Metropolitan News-Enterprise

Thursday, March 23, 2006

 

Page 1

 

Judge Admits He Drove Drunk, Sought Preferential Treatment

 

By KENNETH OFGANG, Staff Writer

 

A Riverside Superior Court judge who pled no contest to drunk driving charges last fall has admitted that he violated rules of judicial ethics by trying to persuade police to release him because of his office.

In a formal reply filed on his behalf by his attorney, Edward George, Judge Bernard J. Schwartz, 45, said the allegations filed against him by the Commission on Judicial Performance were true.

The commission last month charged Schwartz with two counts of willful misconduct, the most serious level of misconduct under the commission’s procedures, based upon the incident that occurred in Pismo Beach last July.

Breath Test

Schwartz acknowledged the conduct to which he entered his plea, driving with a blood alcohol level shown by a breath test to be either .17 or .18 percent, more than twice the legal threshold.

He also admitted that he “repeatedly attempted to avoid being arrested and incarcerated and to other otherwise receive preferential treatment” based on his office.

After twice swerving across double solid lines on the road, Schwartz was stopped and, when asked to take a test for alcohol, asked “Did you run my license yet?” When the officer responded in the negative, the commission said, Schwartz suggested that he do so “and then we can talk.”

When the officer asked if Schwartz was claiming to be a police officer, the jurist responded, “No, I’m a judge.”

When informed that his test results showed that he was well over the limit, Schwarz suggested that he be allowed to simply return to the hotel where he was spending the weekend.

When the officer told him several times that he had to treat the judge in an “unbiased” manner, Schwartz told him that this was impairing the judge’s career because he would have to report himself to the CJP and was also up for re-election in 2006.

The officer, the CJP said, responded that “if I let you go, it could impair my career,” but the judge continued to ask if he could simply go back to his hotel.

Eventually, Schwarz was taken to the police station and told that he would be held in custody until the next morning unless his wife, who was several hours away, could pick him up. When he asked if he could speak to a local judge, he was told that he could not “because you are a citizen of the State of California and we’re treating you like a everybody else.”
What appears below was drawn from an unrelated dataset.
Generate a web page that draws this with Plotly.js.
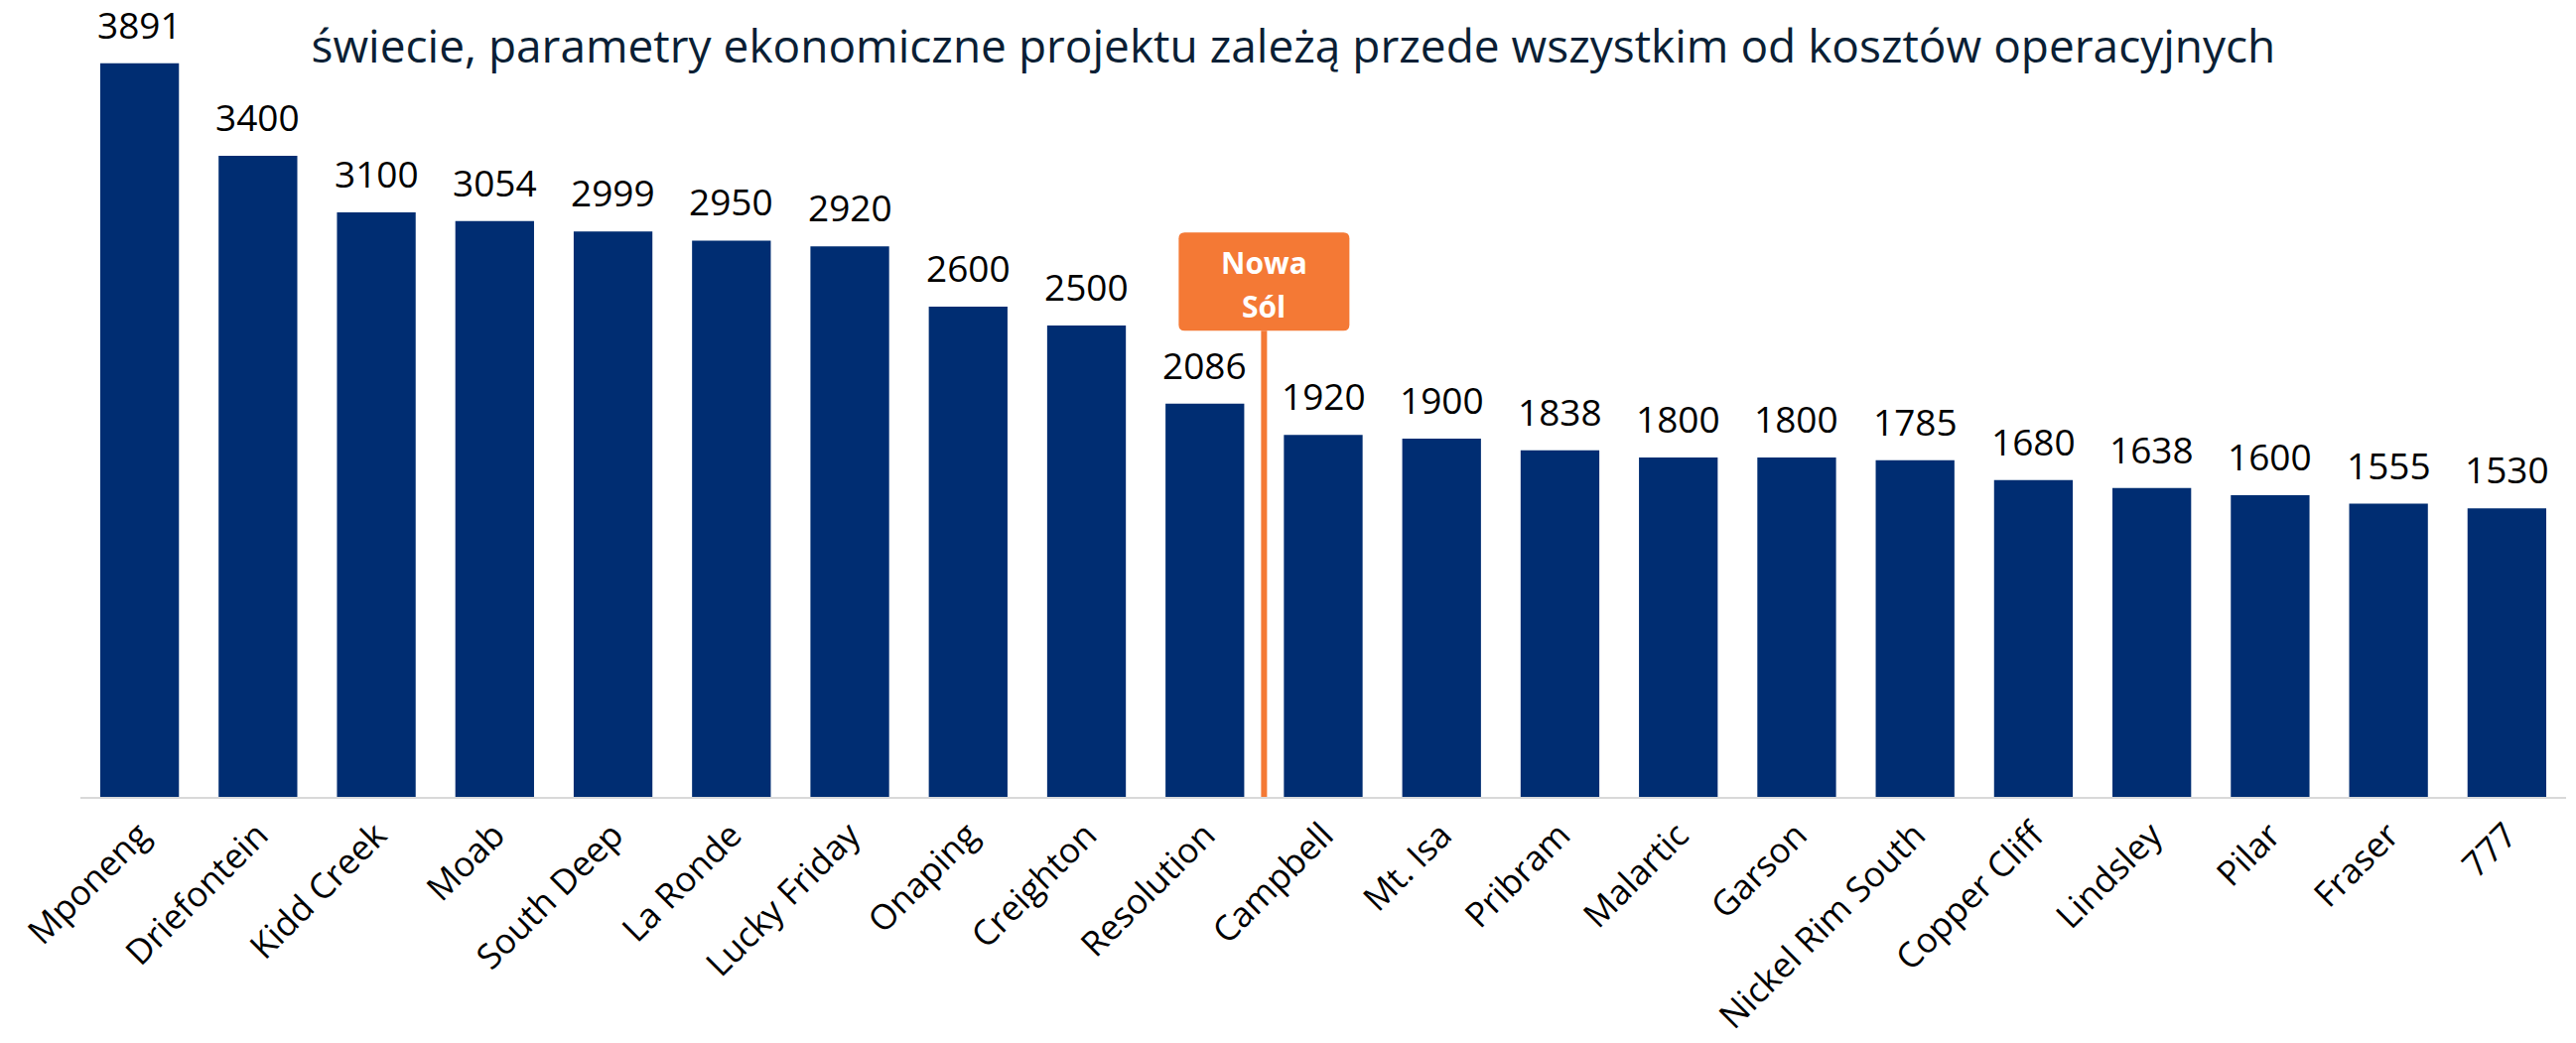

‘No Professional Courtesy’

After another request to speak to a judge failed, he told the police that “there is no professional courtesy here anymore” and used vulgarity.

Schwartz was the second judge this year charged by the CJP with attempting to use the office to avoid a drunk driving arrest. Sonoma Superior Court Judge Elaine Rushing, in a response filed earlier this month, admitted having been drunk when police arrested her as she drove home from a friend’s house, but denied seeking special treatment based on her office.
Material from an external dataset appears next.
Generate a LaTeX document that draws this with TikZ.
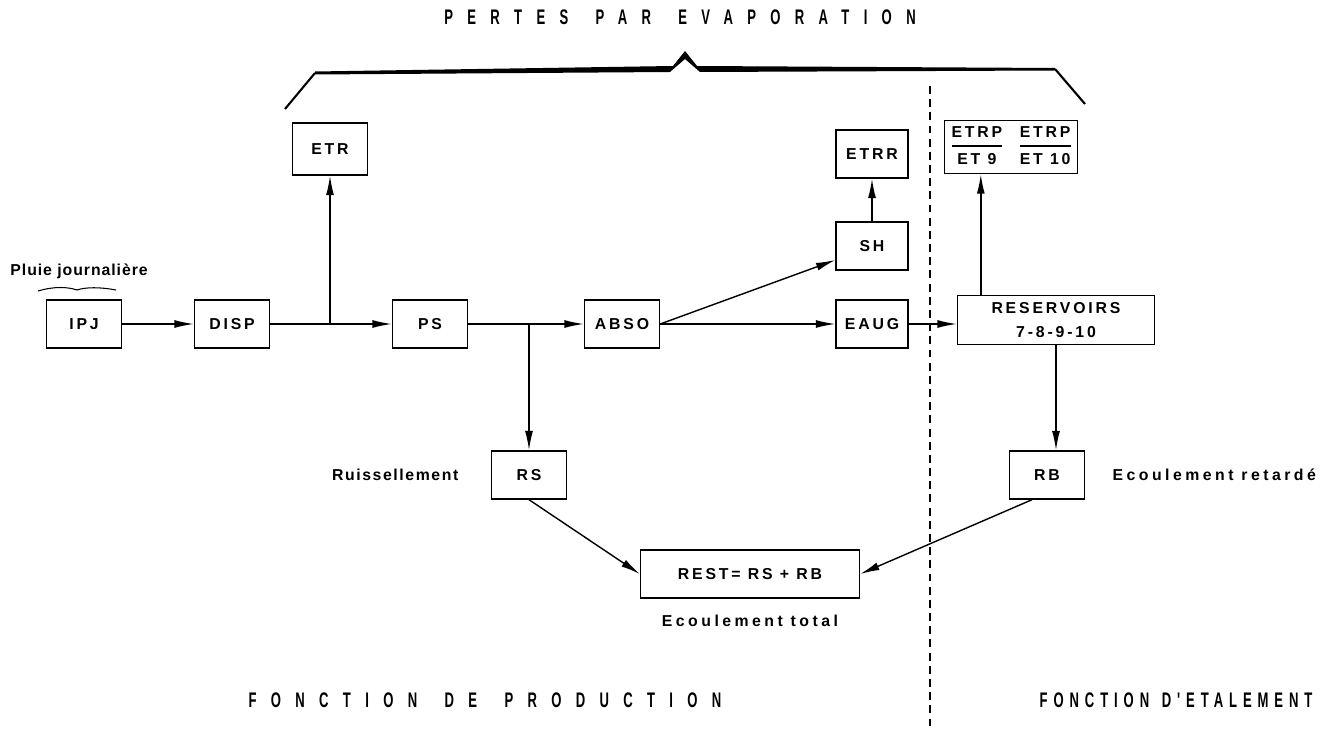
\documentclass[tikz,border=0pt]{standalone}
\usepackage{fontspec}
\setmainfont{Liberation Sans}
\newfontfamily\boxfont{Liberation Sans}[LetterSpace=18]
\newfontfamily\capfont{Liberation Sans}[FakeStretch=0.62,LetterSpace=68]
\newfontfamily\capfontb{Liberation Sans}[FakeStretch=0.62,LetterSpace=28]
\usetikzlibrary{arrows.meta, positioning}
\newcommand{\ratio}[2]{\begin{tabular}{@{}c@{}}#1\\[1pt]\hline\rule{0pt}{10pt}#2\end{tabular}}

\begin{document}
\begin{tikzpicture}[x=0.02cm, y=-0.02cm, line width=0.8pt,
    blk/.style={draw, font=\boxfont\bfseries\small, minimum width=1.5cm, minimum height=0.96cm, inner sep=2pt},
    lbl/.style={font=\boxfont\bfseries\small, inner sep=1pt},
    titre/.style={font=\capfont\bfseries\large, inner sep=0pt},
    flow/.style={-{Latex[length=11pt,width=4.5pt]}}]
  \useasboundingbox (0,0) rectangle (1333,729);

  \node[blk] (ipj) at (84,324) {IPJ};
  \node[blk] (disp) at (232,324) {DISP};
  \node[blk, minimum height=1.04cm] (etr) at (330,149) {ETR};
  \node[blk] (ps) at (430,324) {PS};
  \node[blk] (abso) at (622,324) {ABSO};
  \node[blk, minimum width=1.44cm] (etrr) at (872,154) {ETRR};
  \node[blk, minimum width=1.44cm] (sh) at (872,246) {SH};
  \node[blk, minimum width=1.44cm] (eaug) at (872,324) {EAUG};
  \node[blk, minimum width=3.94cm, minimum height=0.98cm, align=center] (res) at (1056,320) {RESERVOIRS\\[3pt]7-8-9-10};
  \arrayrulewidth=1pt
  \node[blk, minimum width=2.66cm, minimum height=1.02cm] (etrp) at (1011,147) {\ratio{ETRP}{ET 9}\hspace{10pt}\ratio{ETRP}{ET 10}};
  \node[blk] (rs) at (529,475) {RS};
  \node[blk] (rb) at (1047,475) {RB};
  \node[blk, minimum width=4.38cm] (rest) at (750,574) {REST= RS + RB};

  \node[lbl, anchor=west, font=\boxfont\bfseries\small\addfontfeature{LetterSpace=6}] (pluie) at (8,271) {Pluie journalière};
  \node[lbl, left=0.6cm of rs, font=\boxfont\bfseries\small\addfontfeature{LetterSpace=10}] (ruis) {Ruissellement};
  \node[lbl, right=0.5cm of rb, font=\boxfont\bfseries\small\addfontfeature{LetterSpace=22}] (retard) {Ecoulement retardé};
  \node[lbl, below=0.28cm of rest, font=\boxfont\bfseries\small\addfontfeature{LetterSpace=22}] (total) {Ecoulement total};

  \node[titre] (pertes) at (680,17) {PERTES\hspace{1.3em}PAR\hspace{1.3em}EVAPORATION};
  \node[titre] (prod) at (485,700) {FONCTION\hspace{1.3em}DE\hspace{1.3em}PRODUCTION};
  \node[titre, font=\capfontb\bfseries\large] (etal) at (1176,700) {FONCTION\hspace{0.6em}D'ETALEMENT};

  % accolade
  \draw[line width=1.2pt] (285,109) -- (315,73);
  \fill (315,71.5) -- (673,66) -- (685,51) -- (697,66) -- (1055,68) -- (1055,70.5) -- (700,72) -- (685,59) -- (670,72) -- (315,74.5) -- cycle;
  \draw[line width=1.2pt] (1055,69) -- (1085,104);
  \draw[line width=0.6pt] (38,291) .. controls (55,286) and (68,287) .. (77,290) .. controls (86,287) and (100,287) .. (116,290);
  \draw[line width=0.6pt, dash pattern=on 4.5pt off 3pt] (930,86) -- (930,729);

  \draw[flow] (ipj) -- (disp);
  \coordinate (j1) at (etr.south |- disp.east);
  \draw (disp) -- (j1);
  \draw[flow] (j1) -- (ps);
  \draw[flow] (j1) -- (etr);
  \coordinate (j2) at (rs.north |- ps.east);
  \draw (ps) -- (j2);
  \draw[flow] (j2) -- (abso);
  \draw[flow] (j2) -- (rs);
  \draw[flow] (abso.east) -- ([yshift=-8pt]sh.west);
  \draw[flow] (abso) -- (eaug);
  \draw[flow] (eaug) -- (eaug -| res.west);
  \draw[flow] (sh) -- (etrr);
  \draw[flow] ([xshift=0.48cm]res.north west) -- ([xshift=0.48cm]res.north west |- etrp.south);
  \draw[flow] (res.south) -- (res.south |- rb.north);
  \draw[flow] (rs.south) -- (rest.west);
  \draw[flow] ([xshift=-0.3cm]rb.south) -- (rest.east);
\end{tikzpicture}
\end{document}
Schwartz was named a judge by then-Gov. Gray Davis in October 2003. He was a Riverside Superior Court commissioner from 2000 until his appointment to the judgeship. He is unopposed for re-election.

He was a partner in Johnston and Schwartz, specializing in criminal defense, at the time of his appointment as commissioner and was previously a Riverside deputy public defender. He earned his law degree at McGeorge School of Law.